• Goal of the exercise
Quote the listing below in its entirety, omitting every image.

• Information supplied
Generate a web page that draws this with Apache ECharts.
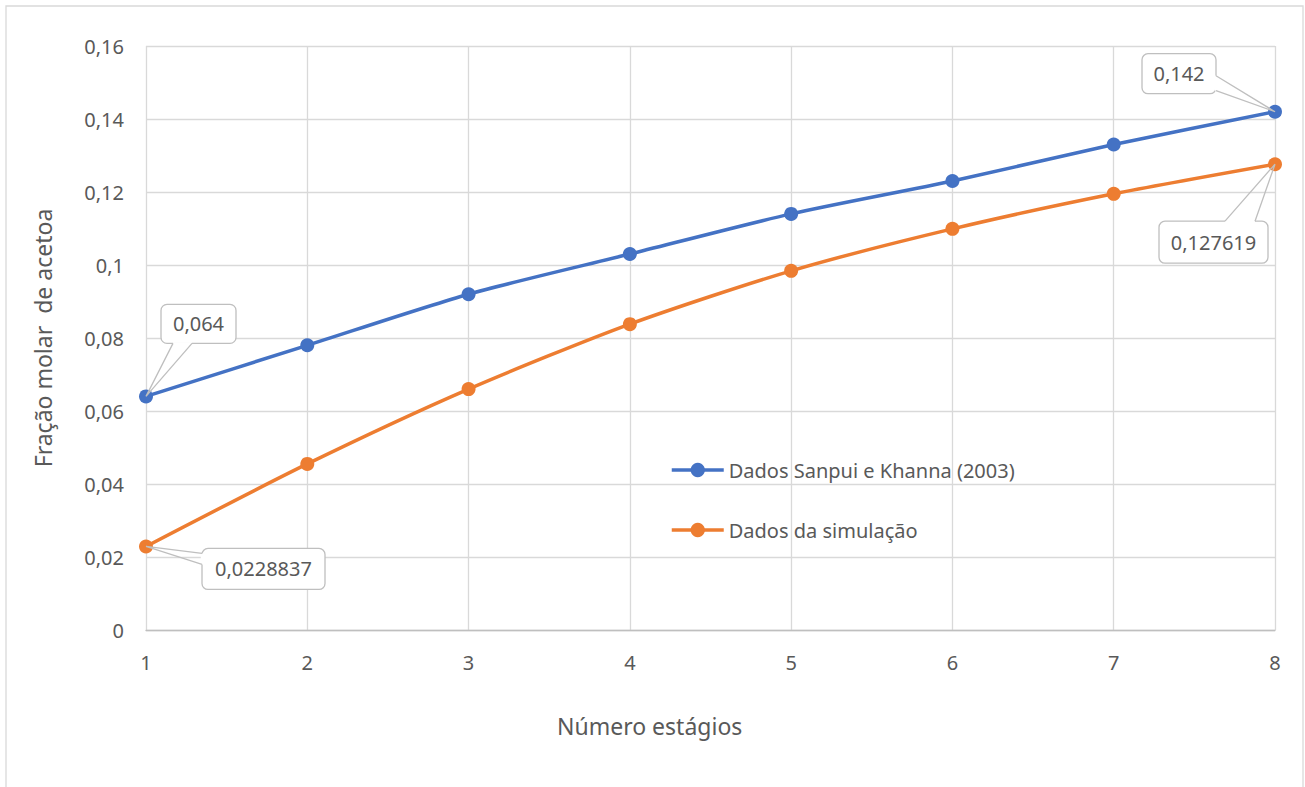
<!DOCTYPE html>
<html><head><meta charset="utf-8">
<script src="https://cdn.jsdelivr.net/npm/echarts@6/dist/echarts.min.js"></script>
<style>html,body{margin:0;padding:0;background:#fff}#chart{width:1305px;height:787px}</style>
</head><body><div id="chart"></div>
<script>
// Stages (x categories) and acetone mole fraction for each data set
const stages = ['1', '2', '3', '4', '5', '6', '7', '8'];
const sanpuiKhanna = [0.064, 0.078, 0.092, 0.103, 0.114, 0.123, 0.133, 0.142];
const simulacao = [0.0228837, 0.0455, 0.066, 0.0838, 0.0984, 0.1099, 0.1195, 0.127619];
const seriesNames = ['Dados Sanpui e Khanna (2003)', 'Dados da simulação'];
const yMin = 0, yMax = 0.16, yStep = 0.02;

const FONT = '"Noto Sans", "Open Sans", sans-serif';
const TEXT = '#595959';
const BLUE = '#4472C4';
const ORANGE = '#ED7D31';

const fmt = v => String(+Number(v).toFixed(7)).replace('.', ',');

const chart = echarts.init(document.getElementById('chart'), null, { renderer: 'svg' });

const lineSeries = (name, data, color) => ({
  name, type: 'line', data,
  smooth: 0.25,
  symbol: 'circle', symbolSize: 14,
  lineStyle: { color, width: 3.5 },
  itemStyle: { color },
  emphasis: { disabled: true },
  z: 3
});

chart.setOption({
  animation: false,
  backgroundColor: '#fff',
  textStyle: { fontFamily: FONT },
  title: {
    text: 'Número estágios',
    left: 552, top: 709,
    textStyle: { fontFamily: FONT, fontSize: 23, fontWeight: 'normal', color: TEXT }
  },
  grid: { left: 146, right: 30, top: 46, bottom: 157 },
  legend: {
    orient: 'vertical',
    left: 665, top: 455,
    itemGap: 40, itemWidth: 52, itemHeight: 18,
    lineStyle: { width: 3.5 },
    textStyle: { fontFamily: FONT, fontSize: 20, color: TEXT },
    data: seriesNames
  },
  xAxis: {
    type: 'category', data: stages, boundaryGap: false,
    axisLine: { lineStyle: { color: '#bfbfbf', width: 1.3 } },
    axisTick: { show: false },
    axisLabel: { fontFamily: FONT, fontSize: 20, color: TEXT, margin: 22 },
    splitLine: { show: true, lineStyle: { color: '#d9d9d9', width: 1.3 } }
  },
  yAxis: {
    type: 'value', min: yMin, max: yMax, interval: yStep,
    name: 'Fração molar  de acetoa',
    nameLocation: 'middle', nameGap: 92,
    nameTextStyle: { fontFamily: FONT, fontSize: 23, color: TEXT },
    axisLine: { show: false },
    axisTick: { show: false },
    axisLabel: { fontFamily: FONT, fontSize: 20, color: TEXT, margin: 22, formatter: fmt },
    splitLine: { lineStyle: { color: '#d9d9d9', width: 1.3 } }
  },
  series: [
    lineSeries(seriesNames[0], sanpuiKhanna, BLUE),
    lineSeries(seriesNames[1], simulacao, ORANGE)
  ]
});

// Callout boxes: offset of the box from its point, box size, and where the pointer meets the box
const callouts = [
  { values: sanpuiKhanna, index: 0, dx: 15, dy: -92, w: 75, h: 39, side: 'bottom', a: 12, b: 31 },
  { values: simulacao, index: 0, dx: 56, dy: 2, w: 123, h: 41, side: 'left', a: 5, b: 16 },
  { values: sanpuiKhanna, index: 7, dx: -133, dy: -58, w: 74, h: 40, side: 'right', a: 22, b: 37 },
  { values: simulacao, index: 7, dx: -116, dy: 57, w: 109, h: 42, side: 'top', a: 66, b: 96 }
];

const graphics = [{
  type: 'rect', silent: true, z: 0,
  shape: { x: 6, y: 6, width: 1297, height: 820 },
  style: { fill: 'none', stroke: '#d9d9d9', lineWidth: 1.3 }
}];

callouts.forEach(c => {
  const v = c.values[c.index];
  const [tx, ty] = chart.convertToPixel({ gridIndex: 0 }, [c.index, v]);
  const x = tx + c.dx, y = ty + c.dy;
  let p1, p2;
  if (c.side === 'bottom') { p1 = [x + c.a, y + c.h]; p2 = [x + c.b, y + c.h]; }
  else if (c.side === 'top') { p1 = [x + c.a, y]; p2 = [x + c.b, y]; }
  else if (c.side === 'left') { p1 = [x, y + c.a]; p2 = [x, y + c.b]; }
  else { p1 = [x + c.w, y + c.a]; p2 = [x + c.w, y + c.b]; }
  graphics.push({
    type: 'rect', silent: true, z: 10,
    shape: { x, y, width: c.w, height: c.h, r: 6 },
    style: { fill: '#fff', stroke: '#bfbfbf', lineWidth: 1.3 }
  });
  graphics.push({
    type: 'line', silent: true, z: 11,
    shape: { x1: p1[0], y1: p1[1], x2: p2[0], y2: p2[1] },
    style: { stroke: '#fff', lineWidth: 2.5 }
  });
  graphics.push({
    type: 'polyline', silent: true, z: 12,
    shape: { points: [p1, [tx, ty], p2] },
    style: { stroke: '#bfbfbf', lineWidth: 1.3, fill: null }
  });
  graphics.push({
    type: 'text', silent: true, z: 13,
    x: x + c.w / 2, y: y + c.h / 2,
    style: {
      text: fmt(v), font: '20px ' + FONT, fill: TEXT,
      textAlign: 'center', textVerticalAlign: 'middle'
    }
  });
});

chart.setOption({ graphic: graphics });
</script>
</body></html>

• Solution for this exercise
Generate a web page that draws this with Apache ECharts.
<!DOCTYPE html>
<html><head><meta charset="utf-8">
<script src="https://cdn.jsdelivr.net/npm/echarts@6/dist/echarts.min.js"></script>
<style>html,body{margin:0;padding:0;background:#fff}#chart{width:1305px;height:787px}</style>
</head><body><div id="chart"></div>
<script>
// Stages (x categories) and acetone mole fraction for each data set
const stages = ['1', '2', '3', '4', '5', '6', '7', '8'];
const sanpuiKhanna = [0.064, 0.078, 0.092, 0.103, 0.114, 0.123, 0.133, 0.142];
const simulacao = [0.0228837, 0.0455, 0.066, 0.0838, 0.0984, 0.1099, 0.1195, 0.127619];
const seriesNames = ['Dados Sanpui e Khanna (2003)', 'Dados da simulação'];
const yMin = 0, yMax = 0.16, yStep = 0.02;

const FONT = '"Noto Sans", "Open Sans", sans-serif';
const TEXT = '#595959';
const BLUE = '#4472C4';
const ORANGE = '#ED7D31';

const fmt = v => String(+Number(v).toFixed(7)).replace('.', ',');

const chart = echarts.init(document.getElementById('chart'), null, { renderer: 'svg' });

const lineSeries = (name, data, color) => ({
  name, type: 'line', data,
  smooth: 0.25,
  symbol: 'circle', symbolSize: 14,
  lineStyle: { color, width: 3.5 },
  itemStyle: { color },
  emphasis: { disabled: true },
  z: 3
});

chart.setOption({
  animation: false,
  backgroundColor: '#fff',
  textStyle: { fontFamily: FONT },
  title: {
    text: 'Número estágios',
    left: 552, top: 709,
    textStyle: { fontFamily: FONT, fontSize: 23, fontWeight: 'normal', color: TEXT }
  },
  grid: { left: 146, right: 30, top: 46, bottom: 157 },
  legend: {
    orient: 'vertical',
    left: 665, top: 455,
    itemGap: 40, itemWidth: 52, itemHeight: 18,
    lineStyle: { width: 3.5 },
    textStyle: { fontFamily: FONT, fontSize: 20, color: TEXT },
    data: seriesNames
  },
  xAxis: {
    type: 'category', data: stages, boundaryGap: false,
    axisLine: { lineStyle: { color: '#bfbfbf', width: 1.3 } },
    axisTick: { show: false },
    axisLabel: { fontFamily: FONT, fontSize: 20, color: TEXT, margin: 22 },
    splitLine: { show: true, lineStyle: { color: '#d9d9d9', width: 1.3 } }
  },
  yAxis: {
    type: 'value', min: yMin, max: yMax, interval: yStep,
    name: 'Fração molar  de acetoa',
    nameLocation: 'middle', nameGap: 92,
    nameTextStyle: { fontFamily: FONT, fontSize: 23, color: TEXT },
    axisLine: { show: false },
    axisTick: { show: false },
    axisLabel: { fontFamily: FONT, fontSize: 20, color: TEXT, margin: 22, formatter: fmt },
    splitLine: { lineStyle: { color: '#d9d9d9', width: 1.3 } }
  },
  series: [
    lineSeries(seriesNames[0], sanpuiKhanna, BLUE),
    lineSeries(seriesNames[1], simulacao, ORANGE)
  ]
});

// Callout boxes: offset of the box from its point, box size, and where the pointer meets the box
const callouts = [
  { values: sanpuiKhanna, index: 0, dx: 15, dy: -92, w: 75, h: 39, side: 'bottom', a: 12, b: 31 },
  { values: simulacao, index: 0, dx: 56, dy: 2, w: 123, h: 41, side: 'left', a: 5, b: 16 },
  { values: sanpuiKhanna, index: 7, dx: -133, dy: -58, w: 74, h: 40, side: 'right', a: 22, b: 37 },
  { values: simulacao, index: 7, dx: -116, dy: 57, w: 109, h: 42, side: 'top', a: 66, b: 96 }
];

const graphics = [{
  type: 'rect', silent: true, z: 0,
  shape: { x: 6, y: 6, width: 1297, height: 820 },
  style: { fill: 'none', stroke: '#d9d9d9', lineWidth: 1.3 }
}];

callouts.forEach(c => {
  const v = c.values[c.index];
  const [tx, ty] = chart.convertToPixel({ gridIndex: 0 }, [c.index, v]);
  const x = tx + c.dx, y = ty + c.dy;
  let p1, p2;
  if (c.side === 'bottom') { p1 = [x + c.a, y + c.h]; p2 = [x + c.b, y + c.h]; }
  else if (c.side === 'top') { p1 = [x + c.a, y]; p2 = [x + c.b, y]; }
  else if (c.side === 'left') { p1 = [x, y + c.a]; p2 = [x, y + c.b]; }
  else { p1 = [x + c.w, y + c.a]; p2 = [x + c.w, y + c.b]; }
  graphics.push({
    type: 'rect', silent: true, z: 10,
    shape: { x, y, width: c.w, height: c.h, r: 6 },
    style: { fill: '#fff', stroke: '#bfbfbf', lineWidth: 1.3 }
  });
  graphics.push({
    type: 'line', silent: true, z: 11,
    shape: { x1: p1[0], y1: p1[1], x2: p2[0], y2: p2[1] },
    style: { stroke: '#fff', lineWidth: 2.5 }
  });
  graphics.push({
    type: 'polyline', silent: true, z: 12,
    shape: { points: [p1, [tx, ty], p2] },
    style: { stroke: '#bfbfbf', lineWidth: 1.3, fill: null }
  });
  graphics.push({
    type: 'text', silent: true, z: 13,
    x: x + c.w / 2, y: y + c.h / 2,
    style: {
      text: fmt(v), font: '20px ' + FONT, fill: TEXT,
      textAlign: 'center', textVerticalAlign: 'middle'
    }
  });
});

chart.setOption({ graphic: graphics });
</script>
</body></html>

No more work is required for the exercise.